22 September 2023
Germanium is a hard-brittle, grayish-white metalloid with the atomic number 32 and the symbol Ge. The element has a large number of industrial uses, including use as a semiconductor in transistors and in fiber-optics, solar cells, and light-emitting diodes (LEDs).
It was discovered by chemist Clemens Winkler in 1885, who published his findings in early 1886, dubbing the new element after his homeland of Germany:
Nach mehrwöchentlichem mübevollem Suchen kann ich heute mit Bestimmtheit aussprechen, dass der Argyrodit ein neues, dem Antimon sehr ähnliches, aber von diesem doch scbarf unterschiedenes Element enthält, welchem der Name “Germanium” beigelegt werden möge.
(After several weeks of exhausting searching, I can now say with certainty that argyrodite contains a new element that is very similar to antimony, but differs sharply from it, to which the name “germanium” may be ascribed.)
The existence of germanium had been predicted by Dmitri Mendeleev and his periodic table. Mendeleev had provisionally dubbed the prospective element eka-silicon. (See eka-)

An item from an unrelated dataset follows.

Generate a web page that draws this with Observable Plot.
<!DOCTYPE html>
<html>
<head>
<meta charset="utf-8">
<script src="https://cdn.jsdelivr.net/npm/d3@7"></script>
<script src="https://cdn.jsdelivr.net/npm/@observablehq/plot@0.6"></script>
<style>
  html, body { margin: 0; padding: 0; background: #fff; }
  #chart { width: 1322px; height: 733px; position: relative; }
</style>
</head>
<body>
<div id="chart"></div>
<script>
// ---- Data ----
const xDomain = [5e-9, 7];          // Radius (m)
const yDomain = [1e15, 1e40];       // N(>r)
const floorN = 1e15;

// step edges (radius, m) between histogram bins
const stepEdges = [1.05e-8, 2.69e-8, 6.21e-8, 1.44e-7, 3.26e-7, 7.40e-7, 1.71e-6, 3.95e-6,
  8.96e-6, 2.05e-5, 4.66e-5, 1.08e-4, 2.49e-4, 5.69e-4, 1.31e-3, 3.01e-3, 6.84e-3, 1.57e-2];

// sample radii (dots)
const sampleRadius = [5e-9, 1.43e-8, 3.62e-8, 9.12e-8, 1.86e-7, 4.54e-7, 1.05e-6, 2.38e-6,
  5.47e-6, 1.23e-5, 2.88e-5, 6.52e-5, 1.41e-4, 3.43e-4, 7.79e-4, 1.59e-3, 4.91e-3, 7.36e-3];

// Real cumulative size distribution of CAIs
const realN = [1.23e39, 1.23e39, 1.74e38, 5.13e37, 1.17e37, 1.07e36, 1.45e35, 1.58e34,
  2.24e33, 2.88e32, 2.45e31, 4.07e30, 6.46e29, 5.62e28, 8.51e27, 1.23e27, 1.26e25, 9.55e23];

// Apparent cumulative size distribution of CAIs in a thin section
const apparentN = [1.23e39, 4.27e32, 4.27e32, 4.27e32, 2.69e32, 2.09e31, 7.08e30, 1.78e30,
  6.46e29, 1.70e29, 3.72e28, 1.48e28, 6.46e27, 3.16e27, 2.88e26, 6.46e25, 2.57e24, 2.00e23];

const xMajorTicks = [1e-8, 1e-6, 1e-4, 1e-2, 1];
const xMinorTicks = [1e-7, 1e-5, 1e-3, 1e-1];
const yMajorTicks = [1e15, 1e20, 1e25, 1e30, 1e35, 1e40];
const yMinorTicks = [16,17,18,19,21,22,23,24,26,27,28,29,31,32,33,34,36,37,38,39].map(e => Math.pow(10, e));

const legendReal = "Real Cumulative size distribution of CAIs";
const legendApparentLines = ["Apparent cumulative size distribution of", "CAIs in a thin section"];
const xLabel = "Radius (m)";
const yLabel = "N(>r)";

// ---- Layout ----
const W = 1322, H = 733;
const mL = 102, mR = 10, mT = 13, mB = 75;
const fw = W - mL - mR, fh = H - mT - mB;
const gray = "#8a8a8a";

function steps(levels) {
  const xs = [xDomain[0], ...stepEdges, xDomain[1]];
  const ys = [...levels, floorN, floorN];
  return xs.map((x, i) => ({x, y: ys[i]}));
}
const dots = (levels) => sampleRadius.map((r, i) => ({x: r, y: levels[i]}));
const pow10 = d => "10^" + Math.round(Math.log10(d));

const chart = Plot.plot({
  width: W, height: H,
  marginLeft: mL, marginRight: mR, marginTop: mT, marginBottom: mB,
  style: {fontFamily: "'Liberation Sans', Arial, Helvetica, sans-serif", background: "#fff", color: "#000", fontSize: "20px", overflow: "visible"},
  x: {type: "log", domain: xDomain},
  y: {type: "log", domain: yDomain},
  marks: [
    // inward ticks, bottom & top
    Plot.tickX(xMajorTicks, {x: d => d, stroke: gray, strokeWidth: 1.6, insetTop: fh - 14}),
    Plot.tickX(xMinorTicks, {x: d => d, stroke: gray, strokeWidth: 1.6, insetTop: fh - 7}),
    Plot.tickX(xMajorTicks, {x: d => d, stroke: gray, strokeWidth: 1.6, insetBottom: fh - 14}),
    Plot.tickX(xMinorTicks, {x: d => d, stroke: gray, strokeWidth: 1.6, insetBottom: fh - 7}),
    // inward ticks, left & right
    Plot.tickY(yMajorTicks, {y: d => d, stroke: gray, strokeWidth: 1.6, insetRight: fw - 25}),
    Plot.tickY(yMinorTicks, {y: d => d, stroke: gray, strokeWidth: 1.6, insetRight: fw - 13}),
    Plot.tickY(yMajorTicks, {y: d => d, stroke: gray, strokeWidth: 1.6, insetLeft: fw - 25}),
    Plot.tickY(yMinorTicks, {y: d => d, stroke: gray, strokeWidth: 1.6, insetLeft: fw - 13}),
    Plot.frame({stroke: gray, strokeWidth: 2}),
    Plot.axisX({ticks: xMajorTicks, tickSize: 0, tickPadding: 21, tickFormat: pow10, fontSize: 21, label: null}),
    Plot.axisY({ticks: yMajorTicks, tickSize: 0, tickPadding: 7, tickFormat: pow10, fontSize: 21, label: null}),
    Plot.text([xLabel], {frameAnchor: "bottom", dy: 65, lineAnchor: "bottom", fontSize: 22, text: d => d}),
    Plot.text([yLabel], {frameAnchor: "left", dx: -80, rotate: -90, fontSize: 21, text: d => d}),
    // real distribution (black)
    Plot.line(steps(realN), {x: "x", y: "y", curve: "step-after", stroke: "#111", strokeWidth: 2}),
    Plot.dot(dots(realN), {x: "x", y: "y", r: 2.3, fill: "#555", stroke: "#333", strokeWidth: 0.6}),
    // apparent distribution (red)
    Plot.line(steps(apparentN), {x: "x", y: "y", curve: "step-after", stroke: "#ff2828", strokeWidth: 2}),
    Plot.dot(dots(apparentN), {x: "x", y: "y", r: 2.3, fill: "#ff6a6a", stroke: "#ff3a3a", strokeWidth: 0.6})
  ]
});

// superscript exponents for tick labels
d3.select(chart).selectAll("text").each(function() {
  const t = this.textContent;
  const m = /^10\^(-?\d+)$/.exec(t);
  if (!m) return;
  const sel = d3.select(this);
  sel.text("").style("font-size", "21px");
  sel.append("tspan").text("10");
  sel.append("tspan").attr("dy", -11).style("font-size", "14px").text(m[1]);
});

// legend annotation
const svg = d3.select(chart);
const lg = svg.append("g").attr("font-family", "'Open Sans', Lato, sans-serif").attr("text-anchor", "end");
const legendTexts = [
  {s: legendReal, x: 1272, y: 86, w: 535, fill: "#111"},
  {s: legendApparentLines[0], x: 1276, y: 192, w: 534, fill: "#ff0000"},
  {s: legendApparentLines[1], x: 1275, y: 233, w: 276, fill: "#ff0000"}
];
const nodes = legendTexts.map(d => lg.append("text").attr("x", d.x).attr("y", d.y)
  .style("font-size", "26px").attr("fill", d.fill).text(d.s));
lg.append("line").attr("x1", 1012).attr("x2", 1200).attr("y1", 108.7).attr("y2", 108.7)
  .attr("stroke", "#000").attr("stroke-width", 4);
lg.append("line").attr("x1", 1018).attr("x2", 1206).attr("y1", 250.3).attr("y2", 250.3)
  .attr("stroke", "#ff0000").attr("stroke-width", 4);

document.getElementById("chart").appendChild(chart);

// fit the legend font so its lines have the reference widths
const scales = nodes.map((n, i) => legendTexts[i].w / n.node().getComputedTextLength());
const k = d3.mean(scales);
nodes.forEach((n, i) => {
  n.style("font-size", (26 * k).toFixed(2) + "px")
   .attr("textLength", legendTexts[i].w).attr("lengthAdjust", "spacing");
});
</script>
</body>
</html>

Winkler had initially wanted to dub his discovery neptunium, after the newly discovered planet, but that name had already been taken by a supposed element discovered by another German chemist, R. Hermann. Hermann’s discovery later proved to be mistaken.
Sources:
Fontani, Marco, Mariagrazia Costa, and Mary Virginia Orna. The Lost Elements: The Periodic Table’s Shadow Side. Oxford: Oxford UP, 2015, 131. ProQuest Ebook Central.

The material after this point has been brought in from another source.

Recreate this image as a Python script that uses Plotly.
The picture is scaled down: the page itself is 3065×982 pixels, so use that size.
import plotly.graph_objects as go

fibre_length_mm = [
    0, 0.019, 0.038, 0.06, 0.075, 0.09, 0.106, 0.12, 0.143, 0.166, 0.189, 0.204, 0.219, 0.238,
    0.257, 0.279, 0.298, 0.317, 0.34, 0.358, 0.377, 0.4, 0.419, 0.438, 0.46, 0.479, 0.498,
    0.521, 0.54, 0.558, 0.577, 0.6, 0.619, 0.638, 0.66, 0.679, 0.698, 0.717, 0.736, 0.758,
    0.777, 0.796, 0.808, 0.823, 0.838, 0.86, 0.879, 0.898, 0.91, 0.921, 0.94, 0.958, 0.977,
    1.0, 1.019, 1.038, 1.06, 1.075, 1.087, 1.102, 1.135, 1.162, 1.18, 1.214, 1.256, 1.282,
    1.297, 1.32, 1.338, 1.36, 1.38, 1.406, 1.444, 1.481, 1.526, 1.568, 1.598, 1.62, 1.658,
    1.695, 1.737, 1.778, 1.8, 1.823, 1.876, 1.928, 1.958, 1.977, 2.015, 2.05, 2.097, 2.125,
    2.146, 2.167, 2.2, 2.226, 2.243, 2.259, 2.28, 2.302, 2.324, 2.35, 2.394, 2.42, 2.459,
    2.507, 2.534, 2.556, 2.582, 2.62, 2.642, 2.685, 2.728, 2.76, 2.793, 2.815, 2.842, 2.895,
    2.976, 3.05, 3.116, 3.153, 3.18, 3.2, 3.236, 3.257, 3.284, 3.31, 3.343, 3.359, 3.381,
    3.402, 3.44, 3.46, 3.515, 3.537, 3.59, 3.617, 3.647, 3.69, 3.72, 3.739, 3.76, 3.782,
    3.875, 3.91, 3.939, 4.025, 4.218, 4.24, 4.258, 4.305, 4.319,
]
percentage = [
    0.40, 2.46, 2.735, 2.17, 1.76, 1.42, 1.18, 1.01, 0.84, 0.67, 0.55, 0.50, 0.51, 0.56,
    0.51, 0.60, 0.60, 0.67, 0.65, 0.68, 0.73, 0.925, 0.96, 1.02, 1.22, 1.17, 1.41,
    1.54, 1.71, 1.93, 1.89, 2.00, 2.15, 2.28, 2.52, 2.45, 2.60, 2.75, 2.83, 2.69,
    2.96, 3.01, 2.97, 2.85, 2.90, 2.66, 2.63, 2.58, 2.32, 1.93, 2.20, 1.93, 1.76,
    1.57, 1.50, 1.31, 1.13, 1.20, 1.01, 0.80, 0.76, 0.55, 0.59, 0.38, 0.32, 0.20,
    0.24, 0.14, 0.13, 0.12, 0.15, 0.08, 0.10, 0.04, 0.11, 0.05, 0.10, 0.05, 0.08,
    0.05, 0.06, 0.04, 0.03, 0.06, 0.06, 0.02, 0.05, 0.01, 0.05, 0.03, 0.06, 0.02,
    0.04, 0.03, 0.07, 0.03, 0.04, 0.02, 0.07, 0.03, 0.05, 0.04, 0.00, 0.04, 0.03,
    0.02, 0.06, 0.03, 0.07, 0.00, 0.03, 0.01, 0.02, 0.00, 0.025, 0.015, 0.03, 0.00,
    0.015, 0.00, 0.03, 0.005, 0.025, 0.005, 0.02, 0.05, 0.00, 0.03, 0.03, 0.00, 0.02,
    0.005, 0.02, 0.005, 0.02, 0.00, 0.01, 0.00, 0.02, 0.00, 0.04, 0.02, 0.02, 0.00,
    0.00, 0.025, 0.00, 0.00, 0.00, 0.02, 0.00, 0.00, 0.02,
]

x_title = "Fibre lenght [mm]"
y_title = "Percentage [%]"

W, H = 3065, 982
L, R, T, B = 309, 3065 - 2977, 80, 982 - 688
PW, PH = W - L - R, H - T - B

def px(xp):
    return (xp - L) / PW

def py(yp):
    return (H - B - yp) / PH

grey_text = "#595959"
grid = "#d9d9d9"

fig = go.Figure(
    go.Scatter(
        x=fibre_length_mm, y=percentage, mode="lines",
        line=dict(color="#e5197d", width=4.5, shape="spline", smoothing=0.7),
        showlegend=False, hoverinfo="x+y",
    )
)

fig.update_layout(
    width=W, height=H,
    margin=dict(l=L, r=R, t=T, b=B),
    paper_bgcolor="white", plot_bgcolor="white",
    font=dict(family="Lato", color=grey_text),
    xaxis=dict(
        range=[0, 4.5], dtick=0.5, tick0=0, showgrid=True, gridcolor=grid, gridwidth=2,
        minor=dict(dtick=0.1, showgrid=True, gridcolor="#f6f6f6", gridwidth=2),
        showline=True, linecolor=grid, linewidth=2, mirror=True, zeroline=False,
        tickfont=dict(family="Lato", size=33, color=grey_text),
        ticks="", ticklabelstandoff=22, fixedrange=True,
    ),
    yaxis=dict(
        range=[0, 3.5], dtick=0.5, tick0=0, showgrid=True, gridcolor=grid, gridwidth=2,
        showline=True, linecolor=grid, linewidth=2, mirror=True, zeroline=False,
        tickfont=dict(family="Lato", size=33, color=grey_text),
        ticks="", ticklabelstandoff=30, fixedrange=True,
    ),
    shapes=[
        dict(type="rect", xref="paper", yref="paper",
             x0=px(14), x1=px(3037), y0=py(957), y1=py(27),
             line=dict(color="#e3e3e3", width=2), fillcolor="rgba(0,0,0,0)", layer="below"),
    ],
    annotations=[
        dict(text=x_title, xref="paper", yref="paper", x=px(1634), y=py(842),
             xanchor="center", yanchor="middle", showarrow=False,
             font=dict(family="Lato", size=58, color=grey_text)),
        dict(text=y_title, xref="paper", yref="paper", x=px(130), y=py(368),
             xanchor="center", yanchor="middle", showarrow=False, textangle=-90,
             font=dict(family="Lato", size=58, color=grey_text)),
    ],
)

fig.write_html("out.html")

Miśkowiec, Pawel. “Name Game: The Naming History of the Chemical Elements: Part 2—Turbulent Nineteenth Century.” Foundations of Chemistry, 8 December 2022. DOI: 10.1007/s10698-022-09451-w.
Oxford English Dictionary, third edition, March 2012, s.v. germanium, n.; September 2003, neptunium, n.
Winkler, Clemens. “Germanium, Ge, ein Neues, Nicht-Metallisches Element” (6 February 1886). Berichte der Deutschen chemischen Gesellschaft zu Berlin, vol. 19.1 (January–June 1886), 210–11 at 210. Bibliothèque Nationale de France: Gallica.